Early-Middle Devonian paleosols and palustrine beds of NW Canada in the context of land plant evolution and global spreads of anoxia

Abstract

Dozens of subaerial exposure surfaces are assessed in cores from cyclic peritidal carbonates of the Emsian–Eifelian (~410–385 Ma) age. These surfaces range from incipient erosional surfaces to paleokarst profiles and thick (>1 m) calcretic-clayey paleosols. Palustrine carbonates intervening at multiple levels in same strata are the earliest known occurrence of a typical palustrine facies in a coastal carbonate plain environment. None of paleokarst and paleosol profiles contain traces of vascular-plant root penetration, and only palustrine facies exhibit swarms of thin rhizoliths. These findings are within the context of Devonian paleosols on marine carbonate substrates where root traces and laminar calcretes are extremely rare (only 2 reports), and no instances of root penetrations are trackable from unconformities in pre-Givetian carbonate successions. The δ13C and δ18O signatures indicate variable diagenetic reset of isotopic composition.
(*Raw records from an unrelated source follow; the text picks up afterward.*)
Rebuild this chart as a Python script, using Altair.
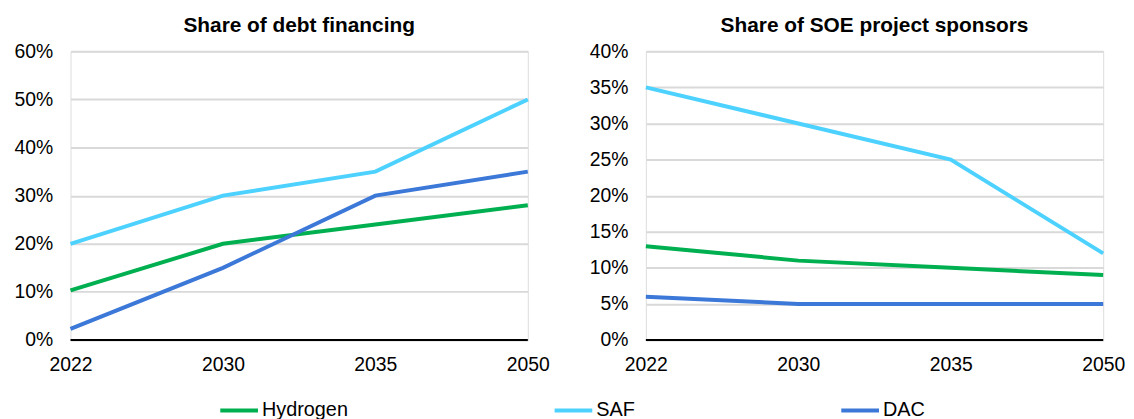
import altair as alt
import pandas as pd

years = ["2022", "2030", "2035", "2050"]
series = ["Hydrogen", "SAF", "DAC"]
colors = ["#00B050", "#4DD2FF", "#3C78D8"]

debt_hydrogen = [0.103, 0.20, 0.24, 0.28]
debt_saf = [0.20, 0.30, 0.35, 0.50]
debt_dac = [0.023, 0.15, 0.30, 0.35]

soe_hydrogen = [0.13, 0.11, 0.10, 0.09]
soe_saf = [0.35, 0.30, 0.25, 0.12]
soe_dac = [0.06, 0.05, 0.05, 0.05]

debt_ticks = [0, 0.1, 0.2, 0.3, 0.4, 0.5, 0.6]
soe_ticks = [0, 0.05, 0.10, 0.15, 0.20, 0.25, 0.30, 0.35, 0.40]


def long(vals_by_series):
    rows = []
    for s, vals in zip(series, vals_by_series):
        for y, v in zip(years, vals):
            rows.append({"year": y, "series": s, "value": v})
    return pd.DataFrame(rows)


debt_df = long([debt_hydrogen, debt_saf, debt_dac])
soe_df = long([soe_hydrogen, soe_saf, soe_dac])

FONT = "Liberation Sans"


def yaxis(ticks):
    return alt.Axis(title=None, values=ticks, format=".0%", domain=False,
                    ticks=False, labelPadding=18, labelFontSize=19.5,
                    labelColor="#000000", labelFont=FONT,
                    gridColor="#D9D9D9", gridWidth=2)


def panel(df, title, ymax, ticks):
    lines = alt.Chart(df).mark_line(strokeWidth=4).encode(
        x=alt.X("year:O", sort=years,
                scale=alt.Scale(type="point", padding=0),
                axis=alt.Axis(title=None, labelAngle=0, domain=False, ticks=False,
                              labelPadding=16, labelFontSize=19.5, labelColor="#000000",
                              labelFont=FONT, labelOverlap=False, labelFlush=False)),
        y=alt.Y("value:Q", scale=alt.Scale(domain=[0, ymax], nice=False), axis=yaxis(ticks)),
        color=alt.Color("series:N", scale=alt.Scale(domain=series, range=colors),
                        legend=alt.Legend(title=None, orient="none", direction="horizontal",
                                          legendX=149, legendY=341,
                                          symbolType="stroke", symbolSize=1444,
                                          symbolStrokeWidth=4, labelFontSize=20,
                                          labelFont=FONT, labelColor="#000000",
                                          labelOffset=2, columnPadding=200, padding=0)),
    )
    base = alt.Chart(pd.DataFrame({"v": [0]})).mark_rule(color="#000000", strokeWidth=2).encode(
        y=alt.Y("v:Q", axis=yaxis(ticks))
    )
    return alt.layer(base, lines).properties(
        width=461, height=291,
        title=alt.TitleParams(title, fontSize=21, fontWeight="bold", font=FONT,
                              color="#000000", baseline="bottom", offset=-16),
    )


left = panel(debt_df, "Share of debt financing", 0.6, debt_ticks)
right = panel(soe_df, "Share of SOE project sponsors", 0.4, soe_ticks)

chart = alt.hconcat(left, right, spacing=38).properties(
    padding={"left": 5, "top": 5, "right": 0, "bottom": 0}
).configure_view(stroke="transparent", strokeWidth=0).configure(background="#FFFFFF")

chart.save("out.html", embed_options={"renderer": "svg", "actions": False})
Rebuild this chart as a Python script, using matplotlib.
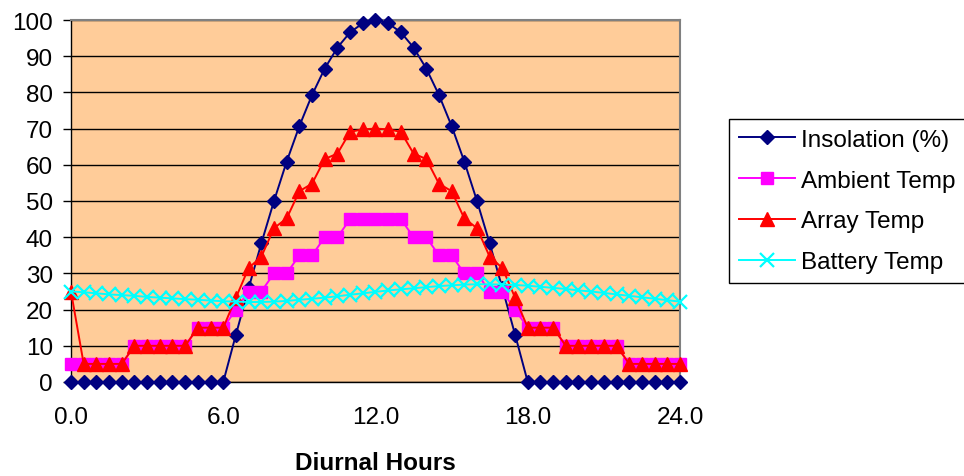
"""
Diurnal profile of insolation and temperatures (ambient, array, battery)
over a 24 hour cycle, sampled every half hour.
"""

import matplotlib
matplotlib.use("Agg")
import matplotlib.pyplot as plt

plt.rcParams["font.family"] = ["Liberation Sans", "DejaVu Sans"]

# ---- data ----
HOURS = [0.0, 0.5, 1.0, 1.5, 2.0, 2.5, 3.0, 3.5, 4.0, 4.5, 5.0, 5.5, 6.0,
         6.5, 7.0, 7.5, 8.0, 8.5, 9.0, 9.5, 10.0, 10.5, 11.0, 11.5, 12.0,
         12.5, 13.0, 13.5, 14.0, 14.5, 15.0, 15.5, 16.0, 16.5, 17.0, 17.5,
         18.0, 18.5, 19.0, 19.5, 20.0, 20.5, 21.0, 21.5, 22.0, 22.5, 23.0,
         23.5, 24.0]

INSOLATION = [0, 0, 0, 0, 0, 0, 0, 0, 0, 0, 0, 0, 0,
              13.1, 25.9, 38.3, 50.0, 60.9, 70.7, 79.3, 86.6, 92.4, 96.6, 99.1,
              100.0,
              99.1, 96.6, 92.4, 86.6, 79.3, 70.7, 60.9, 50.0, 38.3, 25.9, 13.1,
              0, 0, 0, 0, 0, 0, 0, 0, 0, 0, 0, 0, 0]

AMBIENT = [5, 5, 5, 5, 5, 10, 10, 10, 10, 10, 15, 15, 15,
           20, 25, 25, 30, 30, 35, 35, 40, 40, 45, 45, 45,
           45, 45, 40, 40, 35, 35, 30, 30, 25, 25, 20,
           15, 15, 15, 10, 10, 10, 10, 10, 5, 5, 5, 5, 5]

ARRAY = [25, 5, 5, 5, 5, 10, 10, 10, 10, 10, 15, 15, 15,
         23.3, 31.5, 34.6, 42.5, 45.2, 52.7, 54.8, 61.6, 63.1, 69.1, 69.8,
         70.0,
         69.8, 69.1, 63.1, 61.6, 54.8, 52.7, 45.2, 42.5, 34.6, 31.5, 23.3,
         15, 15, 15, 10, 10, 10, 10, 10, 5, 5, 5, 5, 5]

BATTERY = [25.0, 24.8, 24.5, 24.2, 24.0, 23.8, 23.5, 23.3, 23.1, 22.9, 22.7,
           22.5, 22.3, 22.2, 22.1, 22.1, 22.2, 22.4, 22.7, 23.0, 23.3, 23.7,
           24.1, 24.5, 24.9, 25.3, 25.6, 25.9, 26.2, 26.5, 26.7, 26.9, 27.0,
           27.0, 26.9, 26.8, 26.6, 26.3, 26.0, 25.7, 25.3, 25.0, 24.6, 24.2,
           23.8, 23.4, 23.0, 22.6, 22.2]

XTICKS = [0, 6, 12, 18, 24]
XTICK_LABELS = ["0.0", "6.0", "12.0", "18.0", "24.0"]
YTICKS = [0, 10, 20, 30, 40, 50, 60, 70, 80, 90, 100]

FS = 17.5

# ---- figure ----
W, H = 964, 477
fig = plt.figure(figsize=(W / 100, H / 100), dpi=100)
ax = fig.add_axes([71 / W, 1 - 383 / H, (680 - 71) / W, (383 - 21) / H])
ax.set_facecolor("#FFCC99")

ax.plot(HOURS, INSOLATION, color="#000080", marker="D", ms=7.5, lw=1.4,
        label="Insolation (%)", clip_on=False, zorder=3)
ax.plot(HOURS, AMBIENT, color="#FF00FF", marker="s", ms=9, lw=1.4,
        label="Ambient Temp", clip_on=False, zorder=4)
ax.plot(HOURS, ARRAY, color="#FF0000", marker="^", ms=9.5, lw=1.4,
        label="Array Temp", clip_on=False, zorder=5)
ax.plot(HOURS, BATTERY, color="#00FFFF", marker="x", ms=9.5, mew=1.6, lw=1.4,
        label="Battery Temp", clip_on=False, zorder=6)

ax.set_xlim(0, 24); ax.set_ylim(0, 100)
ax.set_xticks(XTICKS); ax.set_xticklabels(XTICK_LABELS)
ax.set_yticks(YTICKS)
ax.set_axisbelow(True)
ax.yaxis.grid(True, color="black", lw=1)

for s in ("left", "bottom"):
    ax.spines[s].set_color("black"); ax.spines[s].set_linewidth(1)
for s in ("top", "right"):
    ax.spines[s].set_color("#808080"); ax.spines[s].set_linewidth(1.5)

ax.tick_params(axis="y", direction="out", length=6, width=1, pad=7, labelsize=FS)
ax.tick_params(axis="x", length=0, pad=17, labelsize=FS)
ax.set_xlabel("Diurnal Hours", fontweight="bold", fontsize=FS)
ax.xaxis.set_label_coords(0.5, (383 - 464) / 362)
ax.xaxis.label.set_va("center")

leg = fig.legend(loc="center left", bbox_to_anchor=(729 / W, 1 - 202 / H),
                 fontsize=FS, frameon=True, fancybox=False, framealpha=1,
                 edgecolor="black", borderpad=0.4, labelspacing=0.78,
                 handlelength=2.3, handletextpad=0.25, borderaxespad=0)
leg.get_frame().set_linewidth(1)

fig.savefig("out.png", dpi=100)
Modest δ13Cvpdb offset towards lighter values is preserved in two thicker paleosols (−3.4 to −8.0‰ in calcretic matrix vs. -1.35 to −6.5‰ in parent limestone). Such offsets are very rare in pre-Late Devonian pedogenic carbonates, and their attribution to plant-derived CO2 is dubious. It is inferred that the land surface in calcimagnesian landscapes remained a regolith or primary desert (i.e., was never colonized by tracheophytes) long after the spread of vascular plants in more favorable wetland settings. Furthermore, the advent of seed reproductive strategy in the latest Devonian and plant adaptations to aridic habitats manifesting in fossil floras only since Pennsylvanian indicate that much of land surface remained within the realm of primary desert long after the afforestation of wetlands. The direct (plant roots, shoots and spores) and indirect (sedimentary features) fossil records of land greening during the Paleozoic are not corroborating the hypothesis holding the primordial embryophytic cover on land accountable for the Late Ordovician atmospheric oxygenation-decarbonization event. It is further argued that the evolution of root systems and plant stature could hardly trigger anoxic events and biotic crises in the Devonian marine realm.